The above polyether and polyester polyols are commonly used for producing polyurethane prepolymers and can be blended such that the polyol composition (single or blend) used in making the prepolymer typically has an average Mn ranging from about 400 to 16,000, and typically from 700 to about 8000.
In the preferred prepolymer synthesis, it is important to maintain a high equivalent ratio of MDI to the polyol, e.g., a range from 4 to 20:1. As the level of MDI to polyol approaches 4:1 and then stoichiometric, greater quantities of higher molecular weight oligomers are formed which detract from the handling and/or performance characteristics of the urethane prepolymer composition. Preferably, the equivalent ratio of MDI to polyol in the reaction is from 6 to 10:1 equivalents of MDI to polyol to produce oligomers at less than 20 wt %, preferably less than 10 wt %.
In addition to the MDI/polypropylene polyether prepolymer, the urethane adhesive composition optionally contains a curative composition as is well known in the art. Suitable curative compositions include diamines, polyols, or blends thereof, as well as optional catalyst, thickening agent, or drying agent. Examples of diamines include both aromatic and aliphatic diamines, primary and secondary amine terminated polyether polyols, and difunctional, trifunctional, and polymeric amines. Examples of polyols include polyester or polyether polyols, which can be diols, triols and tetrols, having primary, secondary and/or tertiary alcohol groups. These polyols may be mixed with the diamines. Optional catalysts include tertiary amine catalysts and suitable organometallic catalysts, such as those derived from tin, zirconium, and bismuth. Other optional additives include thickening, coloring and drying agents.

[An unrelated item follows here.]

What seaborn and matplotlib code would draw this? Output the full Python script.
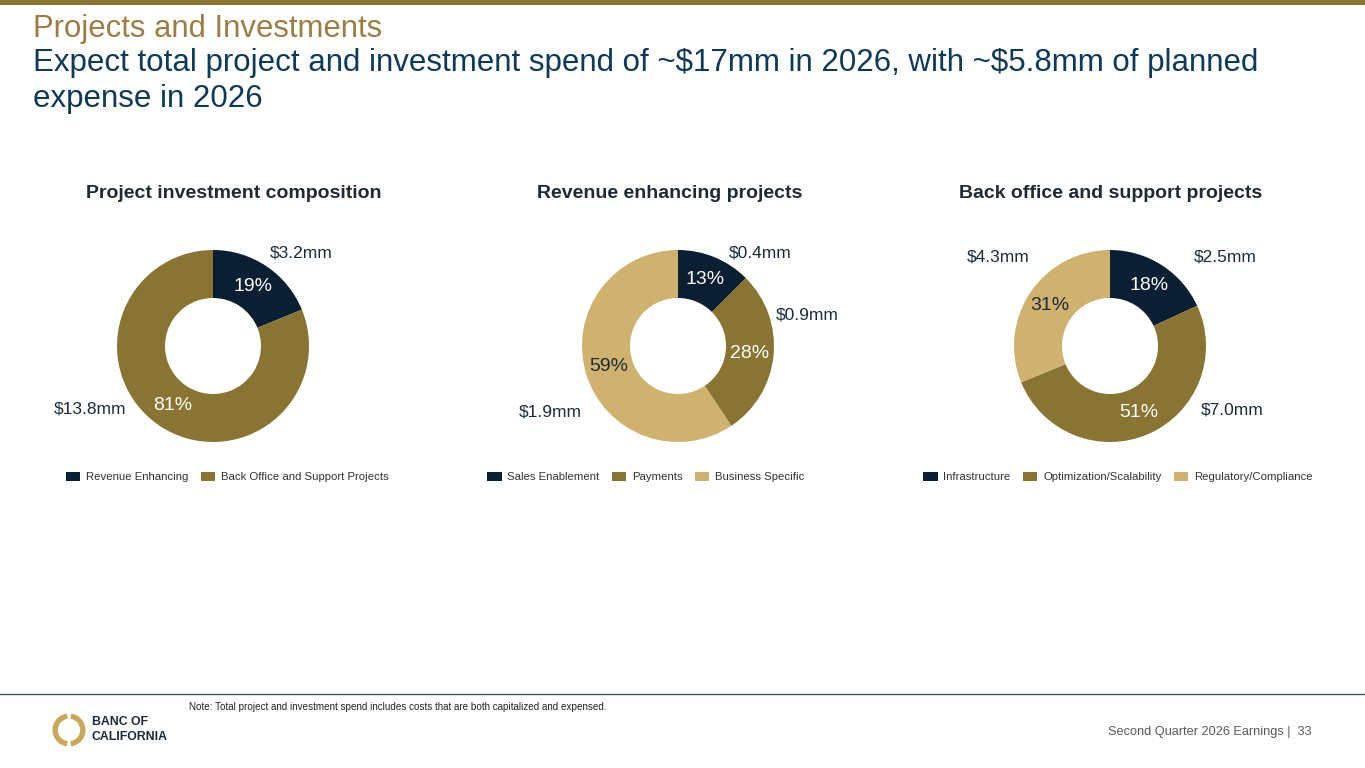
import matplotlib
matplotlib.use("Agg")
import matplotlib.pyplot as plt
import seaborn as sns
from matplotlib.patches import Patch, Wedge, Rectangle
from matplotlib.lines import Line2D
import numpy as np

# datos de cada dona
comp_labels = ["Revenue Enhancing", "Back Office and Support Projects"]
comp_values = [3.2, 13.8]
comp_pct = ["19%", "81%"]
comp_amounts = ["$3.2mm", "$13.8mm"]

rev_labels = ["Sales Enablement", "Payments", "Business Specific"]
rev_values = [0.4, 0.9, 1.9]
rev_pct = ["13%", "28%", "59%"]
rev_amounts = ["$0.4mm", "$0.9mm", "$1.9mm"]

bo_labels = ["Infrastructure", "Optimization/Scalability", "Regulatory/Compliance"]
bo_values = [2.5, 7.0, 4.3]
bo_pct = ["18%", "51%", "31%"]
bo_amounts = ["$2.5mm", "$7.0mm", "$4.3mm"]

chart_titles = ["Project investment composition", "Revenue enhancing projects",
                "Back office and support projects"]

sns.set_theme(style="white")
plt.rcParams['font.family'] = ['Liberation Sans', 'DejaVu Sans']
plt.rcParams['text.parse_math'] = False  # los $ son texto normal

NAVY = "#0B1F33"
OLIVE = "#8A7434"
TAN = "#CFB26F"
palette = sns.color_palette([NAVY, OLIVE, TAN])

W, H = 1365, 768
R = 96  # radio de la dona en px

fig = plt.figure(figsize=(W / 100, H / 100), dpi=100)
fig.patch.set_facecolor("white")


def fx(x):
    return x / W


def fy(y):
    return 1 - y / H


# barra superior y linea del pie de pagina
fig.add_artist(Rectangle((0, fy(5)), 1, 5 / H, color="#8B7535",
                         transform=fig.transFigure, lw=0))
fig.add_artist(Line2D([0, 1], [fy(694), fy(694)], color="#4A5560", lw=1,
                      transform=fig.transFigure))

fig.text(fx(33), fy(29), "Projects and Investments", fontsize=22.4,
         color="#9B7D45", va="center", ha="left")
fig.text(fx(33), fy(63), "Expect total project and investment spend of ~$17mm in 2026, with ~$5.8mm of planned",
         fontsize=22.5, color="#0E3A57", va="center", ha="left")
fig.text(fx(33), fy(99), "expense in 2026", fontsize=22.5, color="#0E3A57",
         va="center", ha="left")

charts = [
    (213, 234, 227, comp_values, comp_labels, comp_pct, comp_amounts,
     [(0.92, 0.97), (-1.28, -0.66)]),
    (678, 670, 646, rev_values, rev_labels, rev_pct, rev_amounts,
     [(0.86, 0.97), (1.35, 0.32), (-1.33, -0.69)]),
    (1110, 1111, 1118, bo_values, bo_labels, bo_pct, bo_amounts,
     [(1.20, 0.93), (1.27, -0.67), (-1.17, 0.93)]),
]

cy = 346
lim = 150 / R
for i, (cx, tx, lx, vals, labs, pcts, amts, offs) in enumerate(charts):
    ax = fig.add_axes([fx(cx - 150), fy(cy + 150), 300 / W, 300 / H])
    cols = palette[:len(vals)]
    wedges, _ = ax.pie(vals, colors=cols, startangle=90, counterclock=False,
                       wedgeprops=dict(width=0.5, edgecolor="none"))
    ax.set_xlim(-lim, lim)
    ax.set_ylim(-lim, lim)
    ax.set_aspect("equal")
    ax.axis("off")
    for j, w in enumerate(wedges):
        ang = np.deg2rad((w.theta1 + w.theta2) / 2)
        tc = "#1F2A36" if j == 2 else "white"
        ax.text(0.75 * np.cos(ang), 0.75 * np.sin(ang), pcts[j], fontsize=14,
                color=tc, ha="center", va="center")
        ax.text(offs[j][0], offs[j][1], amts[j], fontsize=12.5, color="#1A2B3C",
                ha="center", va="center", clip_on=False)

    fig.text(fx(tx), fy(194), chart_titles[i], fontsize=14, fontweight="bold",
             color="#1F2A36", ha="center", va="center")

    handles = [Patch(facecolor=c, edgecolor="none") for c in cols]
    fig.legend(handles, labs, loc="center", bbox_to_anchor=(fx(lx), fy(477)),
               ncol=3, frameon=False, fontsize=8.2, handlelength=1.25,
               handleheight=0.95, handletextpad=0.5, columnspacing=1.1,
               labelcolor="#333333")

fig.text(fx(189), fy(707), "Note: Total project and investment spend includes costs that are both capitalized and expensed.",
         fontsize=7.15, color="#222222", ha="left", va="center")
fig.text(fx(1311), fy(732), "Second Quarter 2026 Earnings |  33", fontsize=9.2,
         color="#595959", ha="right", va="center")

# logo
lax = fig.add_axes([fx(50), fy(749), 38 / W, 38 / H])
lax.add_patch(Wedge((0, 0), 1, 100, 260, width=0.25, color="#C9A959"))
lax.add_patch(Wedge((0, 0), 1, -80, 80, width=0.25, color="#C9A959"))
lax.set_xlim(-1.2, 1.2)
lax.set_ylim(-1.2, 1.2)
lax.set_aspect("equal")
lax.axis("off")
fig.text(fx(92), fy(722), "BANC OF", fontsize=8.8, fontweight="bold",
         color="#1B2A3A", ha="left", va="center")
fig.text(fx(92), fy(737), "CALIFORNIA", fontsize=8.8, fontweight="bold",
         color="#1B2A3A", ha="left", va="center")

fig.savefig("out.png", dpi=100, facecolor="white")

Substrates that may be bonded with the adhesive include cold rolled steel, aluminum, fiberglass reinforced polyester (FRP), sheet molding compound (SMC), plastics, wood, and glass.
The following materials were used in the Examples:
Arcol® PPG 725, from Bayer Corp.
Arcol® PPG 2025, from Bayer Corp.
Tri(propylene)glycol (TPG), from Morton Thiokol.

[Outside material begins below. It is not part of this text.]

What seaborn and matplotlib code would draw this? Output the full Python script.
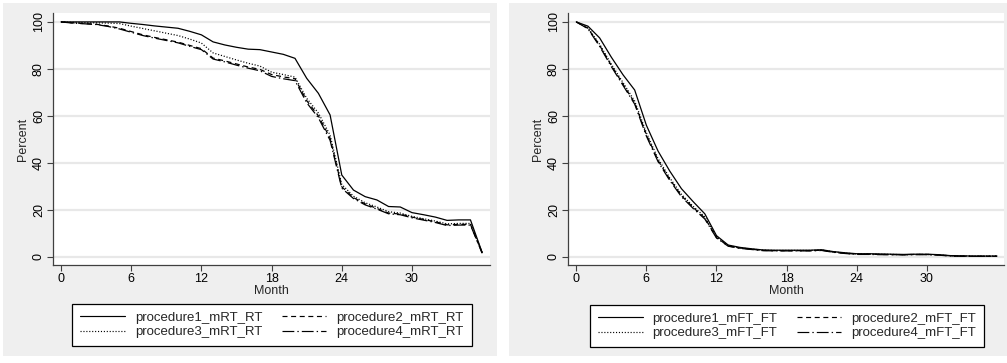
import matplotlib
matplotlib.use("Agg")
import matplotlib.pyplot as plt
from matplotlib.patches import Rectangle
from matplotlib.lines import Line2D
import seaborn as sns
import pandas as pd

# Survival-style percentage curves by month
months = list(range(37))

rt_p1 = [100, 100, 100, 100, 100, 100, 99.4, 98.9, 98.3, 97.8, 97.3, 96.0, 94.5, 91.5, 90.2, 89.2,
         88.4, 88.2, 87.2, 86.2, 84.5, 76.0, 69.6, 60.4, 34.8, 28.4, 25.6, 24.2, 21.4, 21.2, 18.8,
         17.9, 16.9, 15.5, 15.7, 15.7, 1.8]
rt_p2 = [100, 99.6, 99.3, 99.0, 98.3, 97.3, 95.9, 94.5, 93.4, 92.4, 91.4, 90.0, 88.6, 84.6, 83.4, 82.1,
         80.8, 79.8, 77.6, 76.6, 75.8, 66.5, 60.0, 50.5, 29.8, 25.2, 22.5, 20.6, 18.6, 18.2, 16.9,
         15.9, 14.9, 13.6, 13.8, 13.8, 1.6]
rt_p3 = [100, 99.8, 99.7, 99.6, 99.5, 99.3, 98.2, 97.2, 96.2, 95.2, 94.2, 92.7, 91.0, 86.8, 85.3, 83.8,
         82.4, 81.2, 78.6, 77.6, 76.5, 67.5, 61.2, 51.8, 30.8, 25.8, 23.0, 21.2, 19.2, 18.6, 17.2,
         16.2, 15.2, 14.0, 14.2, 14.2, 1.8]
rt_p4 = [100, 99.5, 99.2, 98.9, 98.1, 97.0, 95.6, 94.2, 93.1, 92.1, 91.1, 89.6, 88.2, 84.2, 83.0, 81.6,
         80.3, 79.2, 76.8, 75.8, 75.0, 65.6, 59.2, 49.6, 29.2, 24.8, 22.1, 20.3, 18.3, 17.9, 16.6,
         15.6, 14.6, 13.3, 13.5, 13.5, 1.5]

ft_p1 = [100, 98.2, 93.2, 85.0, 77.5, 71.0, 56.0, 45.0, 36.5, 29.0, 23.5, 18.3, 9.0, 5.0, 4.0, 3.4,
         2.9, 2.8, 2.8, 2.8, 2.8, 3.0, 2.2, 1.7, 1.3, 1.3, 1.2, 1.1, 1.0, 1.1, 1.1, 0.9, 0.5, 0.4,
         0.3, 0.3, 0.3]
ft_p2 = [100, 97.3, 90.0, 81.5, 73.5, 65.5, 52.0, 41.0, 33.0, 26.0, 21.0, 16.5, 8.2, 4.6, 3.7, 3.2,
         2.7, 2.6, 2.6, 2.6, 2.6, 2.8, 2.0, 1.5, 1.1, 1.1, 1.0, 0.9, 0.9, 1.0, 1.0, 0.8, 0.4, 0.3,
         0.2, 0.2, 0.2]
ft_p3 = [100, 97.5, 90.5, 82.0, 74.2, 66.3, 52.8, 41.8, 33.6, 26.6, 21.5, 17.0, 8.5, 4.8, 3.8, 3.3,
         2.8, 2.7, 2.7, 2.7, 2.7, 2.9, 2.1, 1.6, 1.2, 1.2, 1.1, 1.0, 0.9, 1.0, 1.0, 0.8, 0.4, 0.3,
         0.3, 0.3, 0.3]
ft_p4 = [100, 97.1, 89.6, 81.0, 73.0, 65.0, 51.4, 40.5, 32.5, 25.6, 20.6, 16.1, 8.0, 4.5, 3.6, 3.1,
         2.6, 2.5, 2.5, 2.5, 2.5, 2.7, 1.9, 1.4, 1.0, 1.0, 0.9, 0.9, 0.8, 0.9, 0.9, 0.7, 0.3, 0.2,
         0.2, 0.2, 0.2]

rt_names = ["procedure1_mRT_RT", "procedure2_mRT_RT", "procedure3_mRT_RT", "procedure4_mRT_RT"]
ft_names = ["procedure1_mFT_FT", "procedure2_mFT_FT", "procedure3_mFT_FT", "procedure4_mFT_FT"]
x_ticks = [0, 6, 12, 18, 24, 30]
y_ticks = [0, 20, 40, 60, 80, 100]

sns.set_theme(style="white")
plt.rcParams["font.family"] = ["Liberation Sans", "DejaVu Sans"]
plt.rcParams["lines.scale_dashes"] = False

W, H = 1007, 363
fig = plt.figure(figsize=(W / 100, H / 100), dpi=100)
fig.patch.set_facecolor("white")

BG = "#efefef"
styles = ["-", (0, (3.6, 2.6)), (0, (0.8, 1.3)), (0, (8.5, 2.2, 1.0, 2.2))]


def px_axes(left, right, top, bottom):
    return fig.add_axes([left / W, 1 - bottom / H, (right - left) / W, (bottom - top) / H])


def panel(bg_box, ax_box, xlim, series, names, legend_center):
    bx0, by0, bx1, by1 = bg_box
    bg = Rectangle((bx0 / W, 1 - by1 / H), (bx1 - bx0) / W, (by1 - by0) / H,
                   transform=fig.transFigure, facecolor=BG, edgecolor="none", zorder=-10)
    fig.add_artist(bg)
    ax = px_axes(*ax_box)
    ax.set_facecolor("white")
    df = pd.DataFrame({"Month": months * 4,
                       "Percent": sum(series, []),
                       "series": sum([[n] * len(months) for n in names], [])})
    for name, ls in zip(names, styles):
        sns.lineplot(data=df[df["series"] == name], x="Month", y="Percent", ax=ax,
                     color="black", linewidth=0.9, linestyle=ls, legend=False)
    ax.set_xlim(*xlim)
    ax.set_ylim(-3.5, 103.8)
    ax.set_xticks(x_ticks)
    ax.set_yticks(y_ticks)
    ax.grid(False)
    for yv in y_ticks:
        ax.axhline(yv, color="#e8e8e8", linewidth=1.6, zorder=0)
    for s in ["top", "right"]:
        ax.spines[s].set_visible(False)
    for s in ["left", "bottom"]:
        ax.spines[s].set_color("#404040")
        ax.spines[s].set_linewidth(0.9)
    ax.tick_params(axis="both", which="major", direction="out", length=4.5, width=0.8,
                   color="#404040", labelsize=9, labelcolor="black", pad=1.5,
                   bottom=True, left=True)
    for lab in ax.get_yticklabels():
        lab.set_rotation(90)
        lab.set_va("center")
    ax.set_xlabel("Month", fontsize=9, labelpad=0)
    ax.set_ylabel("Percent", fontsize=9, labelpad=3)

    handles = [Line2D([], [], color="black", linewidth=0.85, linestyle=ls) for ls in styles]
    order = [0, 2, 1, 3]
    leg = ax.legend([handles[i] for i in order], [names[i] for i in order], ncol=2,
                    loc="center", bbox_to_anchor=(legend_center[0] / W, 1 - legend_center[1] / H),
                    bbox_transform=fig.transFigure, frameon=True, fancybox=False,
                    edgecolor="black", facecolor="white", framealpha=1, fontsize=9.5,
                    handlelength=3.4, handletextpad=0.75, columnspacing=1.45,
                    borderpad=0.6, labelspacing=0.18, borderaxespad=0)
    leg.get_frame().set_linewidth(0.9)
    return ax


panel((3, 3, 497, 356), (53.3, 490, 13, 265), (-0.66, 36.67),
      [rt_p1, rt_p2, rt_p3, rt_p4], rt_names, (272, 325))
panel((509, 3, 1007, 356), (568.3, 1004, 13, 265), (-0.68, 36.6),
      [ft_p1, ft_p2, ft_p3, ft_p4], ft_names, (787, 326))

fig.savefig("out.png", dpi=100, facecolor="white")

Quadrol® polyol from BASF Corp.
Microtuff 325F talc from Barretts Minerals Inc.
Cab-o-sil TS 720 fumed silica from Cabot Corp.
Aluminum Powder, 325 Mesh, Grade 101, from Toyal America Inc.
Microbeads (10 mil), from Cataphote.
Zinc coated cold rolled steel (Zn CRS) from ACT Laboratories, Inc.
Mondur M (MDI) from Bayer Corp.
Oriented polypropylene (OPP) film Bicor® SPW or AQS from Mobil Chemical Corp.
Polyethylene Adipate (PEA) 550 of Mn.
1,4-Butanediol (BDO) from BASF Corp.